We ate gas station food in Rutland, and the fact that Miles was then able to ride in the very back of the camper after eating Stewart’s Shoppe’s chili was another encouraging sign.

We hit snow and slush on the Route 7 summit north of Bennington and went through some thick stuff again on the Route 2 summit between North Adams and I-91. All of this muck quickly coated the rear windows making it impossible for Ruth and Miles to see out. At some point, Miles chimed in, “Now I know why they put TV’s in these things.” (We don’t have one in ours.)

We’ve also learned that it’s pretty hard to hear each other from the front to the back of the camper while tooling down the road. It makes for some funny conversations but also provides some excellent 1 on 1 time for 1 parent and 1 kid.

We found our way to our friend Erika’s house in Leverett, MA by dinnertime. As usual, Erika has found a beautiful place to live. An old farmhouse in a great setting with the claim to fame that Van Halen’s drummer used to live in it. I quickly demonstrated my knack for useless information by reminding folks that “the drummer from Def Leppard only has one arm” (this was a college radio song at one point).

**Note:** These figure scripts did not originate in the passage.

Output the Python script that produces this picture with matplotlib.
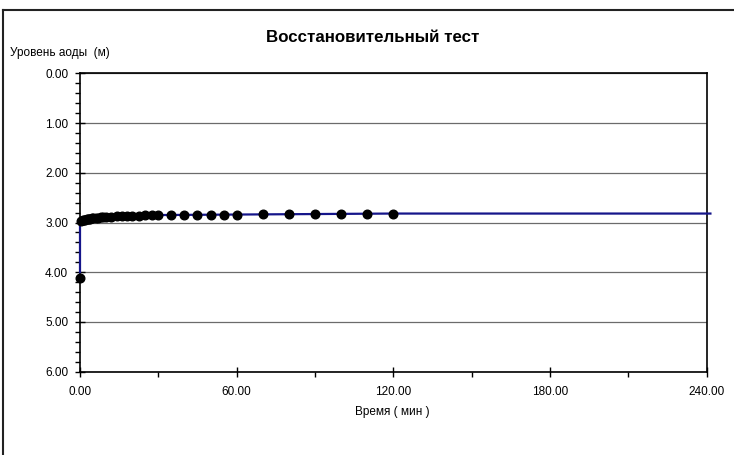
import matplotlib
matplotlib.use("Agg")
from matplotlib import pyplot as plt
from matplotlib.lines import Line2D
from matplotlib.ticker import MultipleLocator, FormatStrFormatter

plt.rcParams["font.family"] = ["Liberation Sans", "DejaVu Sans"]

# Measured recovery data: time since pump stop (min) and water level (m)
time_min = [0, 0.5, 1, 1.5, 2, 2.5, 3, 3.5, 4, 4.5, 5, 6, 7, 8, 9, 10,
            12, 14, 16, 18, 20, 22.5, 25, 27.5, 30, 35, 40, 45, 50, 55, 60,
            70, 80, 90, 100, 110, 120]
level_m = [4.12, 2.96, 2.95, 2.94, 2.94, 2.93, 2.93, 2.92, 2.92, 2.91, 2.91,
           2.90, 2.90, 2.89, 2.89, 2.88, 2.88, 2.87, 2.87, 2.86, 2.86, 2.86,
           2.85, 2.85, 2.85, 2.84, 2.84, 2.84, 2.84, 2.84, 2.84, 2.83, 2.83,
           2.83, 2.82, 2.82, 2.82]

# Fitted recovery curve
fit_time = [0, 0, 0.5, 2, 5, 10, 20, 30, 60, 120, 241.5]
fit_level = [4.0, 2.97, 2.95, 2.93, 2.91, 2.88, 2.86, 2.85, 2.84, 2.82, 2.82]

TITLE = "Восстановительный тест"
YLABEL = "Уровень аоды  (м)"
XLABEL = "Время ( мин )"

fig = plt.figure(figsize=(7.34, 4.55), dpi=100)
ax = fig.add_axes([80 / 734, 1 - 371.7 / 455, 626.5 / 734, 298.4 / 455])

ax.plot(fit_time, fit_level, color="#15158a", lw=1.6, zorder=3, clip_on=False)
ax.plot(time_min, level_m, "o", color="black", ms=6.2, zorder=4, clip_on=False)

ax.set_xlim(0, 240)
ax.set_ylim(6, 0)
ax.xaxis.set_major_locator(MultipleLocator(60))
ax.xaxis.set_minor_locator(MultipleLocator(30))
ax.yaxis.set_major_locator(MultipleLocator(1))
ax.yaxis.set_minor_locator(MultipleLocator(0.2))
ax.xaxis.set_major_formatter(FormatStrFormatter("%.2f"))
ax.yaxis.set_major_formatter(FormatStrFormatter("%.2f"))

ax.grid(axis="y", which="major", color="#6b6b6b", lw=0.9)
for spine in ax.spines.values():
    spine.set_color("black")
    spine.set_linewidth(1.2)

ax.tick_params(axis="both", which="major", direction="inout", length=7,
               width=1, colors="black", labelsize=8.5)
ax.tick_params(axis="both", which="minor", direction="out", length=3.5,
               width=1, colors="black")
ax.tick_params(axis="y", which="major", pad=5)
ax.tick_params(axis="x", which="major", pad=7)

fig.text(373 / 734, 1 - 37 / 455, TITLE, ha="center", va="center",
         fontsize=12.2, fontweight="bold")
fig.text(10 / 734, 1 - 53 / 455, YLABEL, ha="left", va="center", fontsize=8.5)
fig.text(392 / 734, 1 - 412 / 455, XLABEL, ha="center", va="center", fontsize=8.5)

# outer chart frame (cut at right and bottom edges)
fig.add_artist(Line2D([3 / 734, 1.0], [1 - 10 / 455] * 2, transform=fig.transFigure,
                      color="#222222", lw=1.5))
fig.add_artist(Line2D([3 / 734] * 2, [0.0, 1 - 10 / 455], transform=fig.transFigure,
                      color="#222222", lw=1.5))

fig.savefig("out.png", dpi=100, facecolor="white")
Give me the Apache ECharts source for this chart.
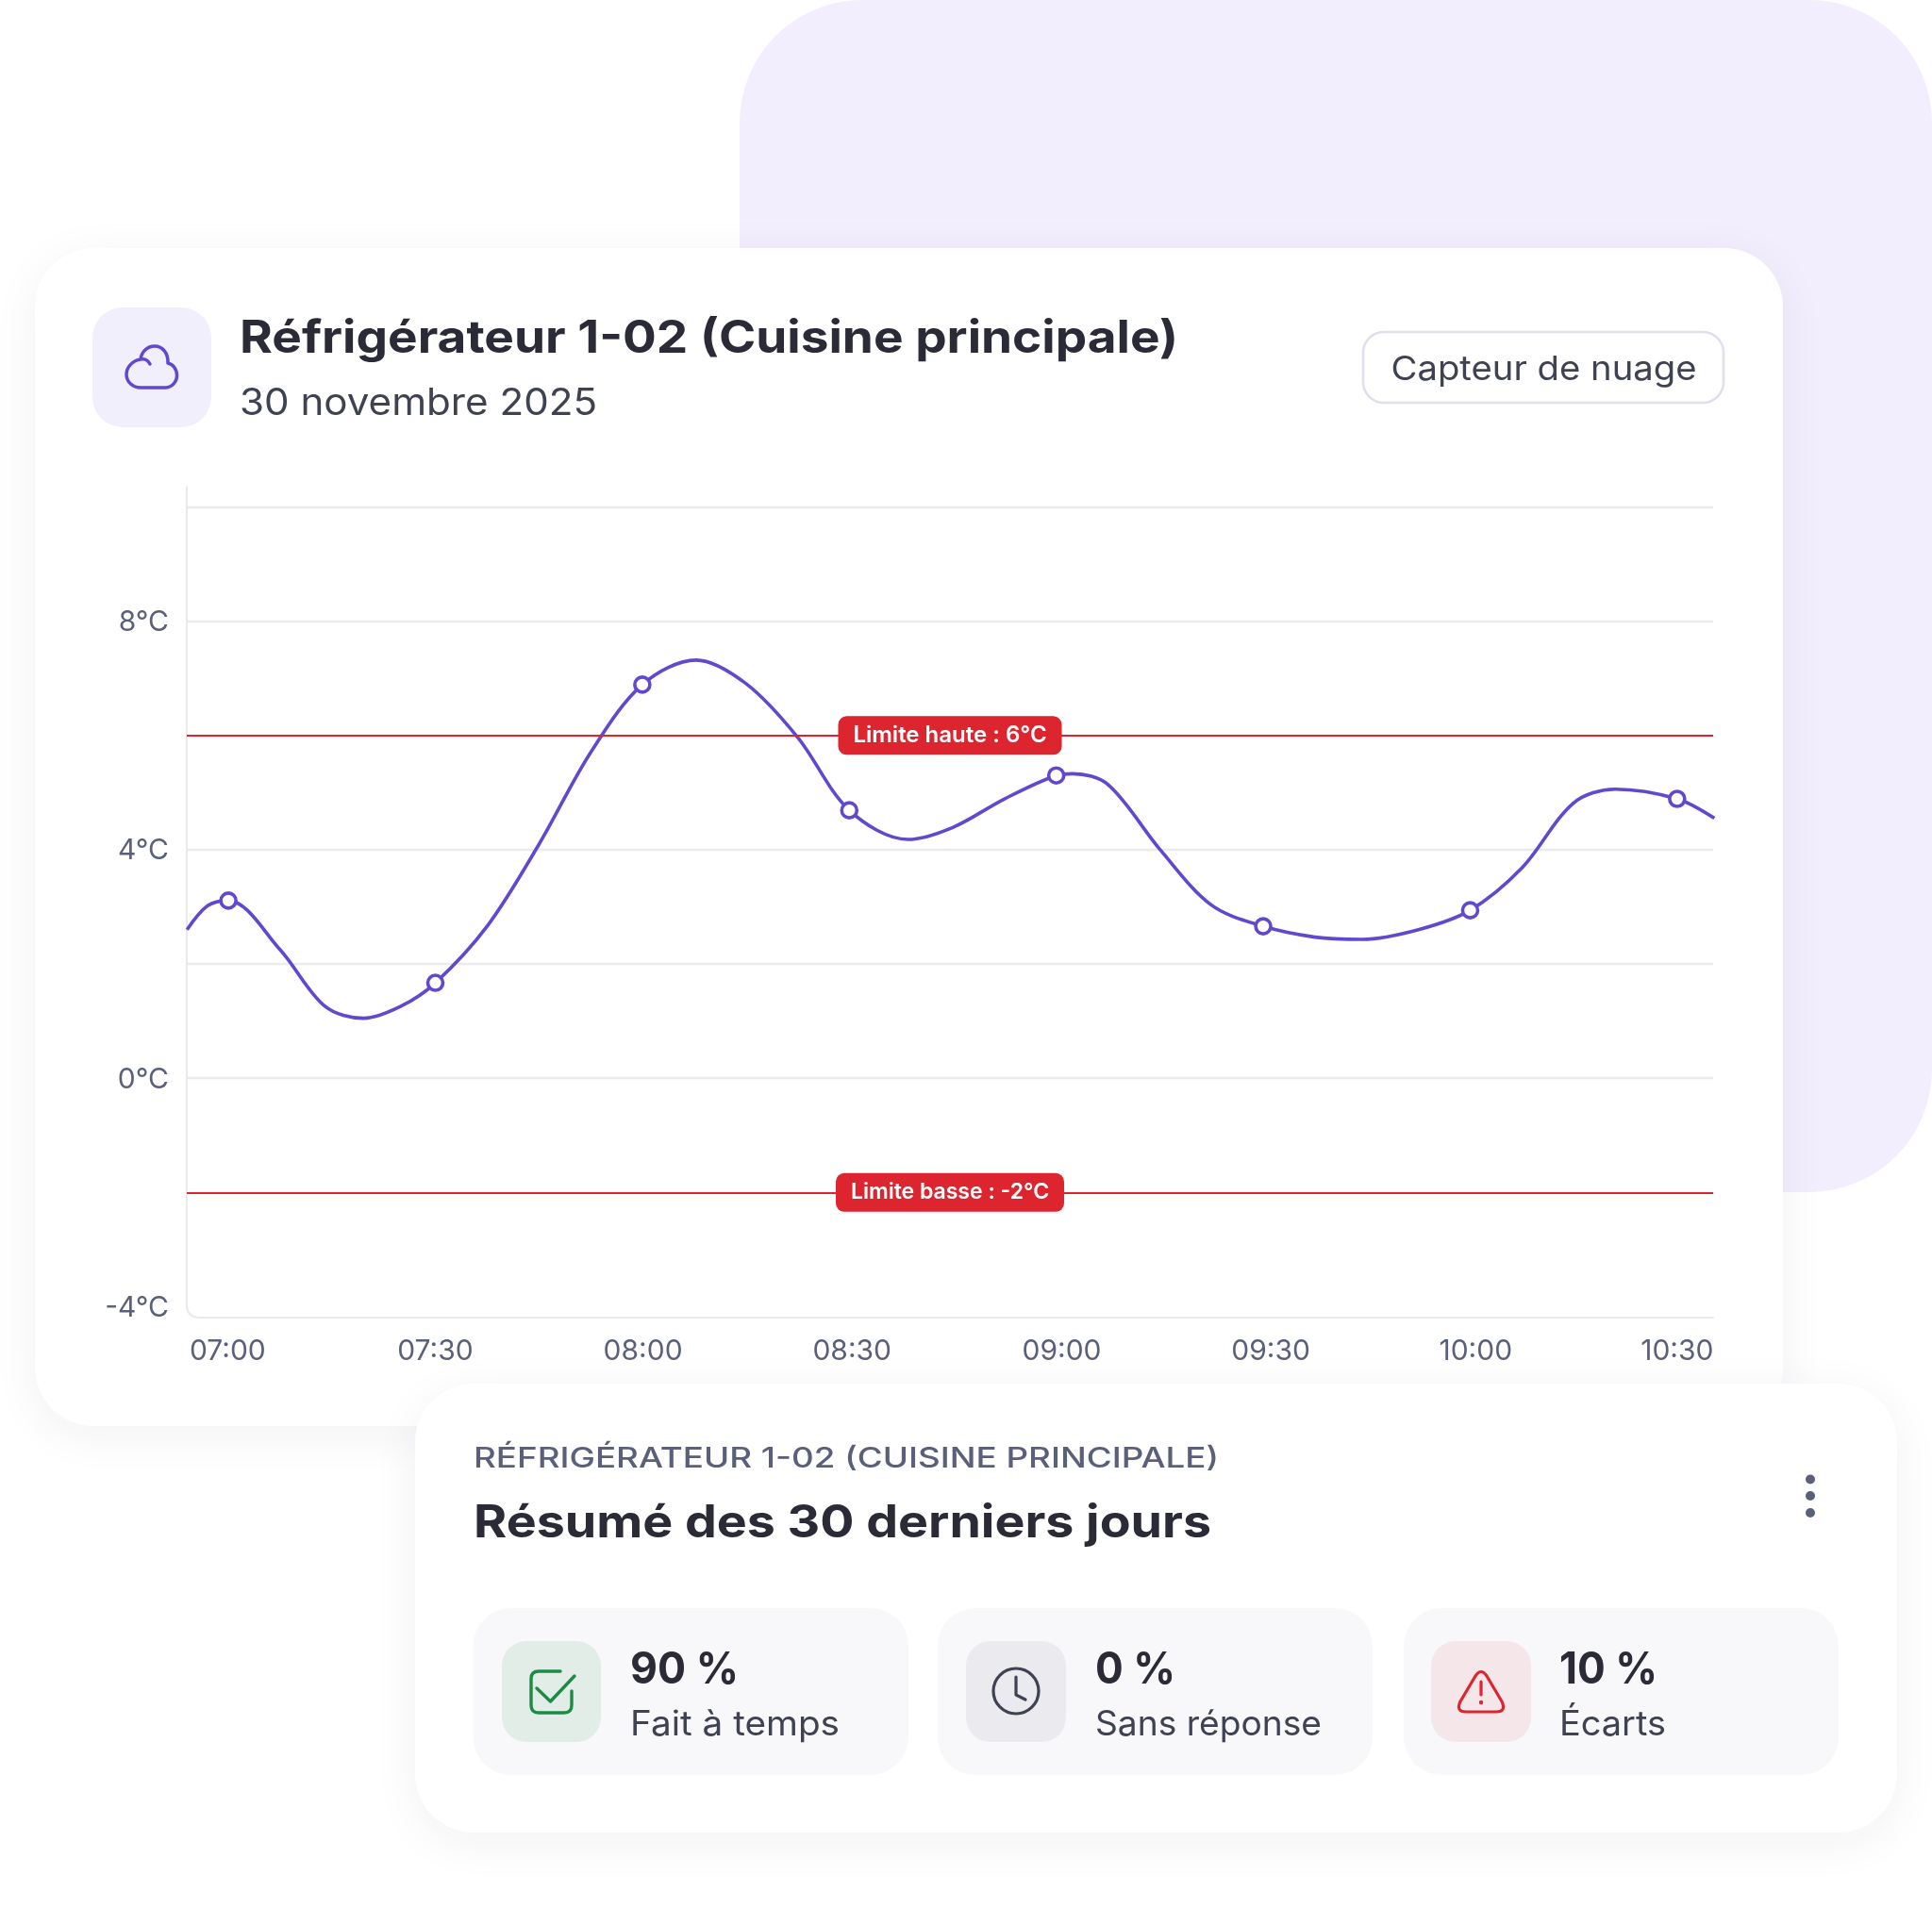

We’re spending time with Erika, Erika’s boyfriend Mark, and his sweet 8-year old son, Henry. Miles, Jill and Henry are having a good time, and the grown ups are getting caught up too.

We hiked to a nearby Buddhist Peace Pagoda today and were amazed by its size and location (Massachusetts?!) We also went to Emily Dickinson’s home in Amherst.

Ruth got the camper cleaned up inside, and I spent a fair amount of time today trying to locate a key water heater part between here and D.C. and figuring out where we’re going next. It’s still too cold to turn on the water in the camper.

We’ve received reports from home that the dog and cat are doing just fine.

There’s a great support team making this journey possible and we thank each and every one of them!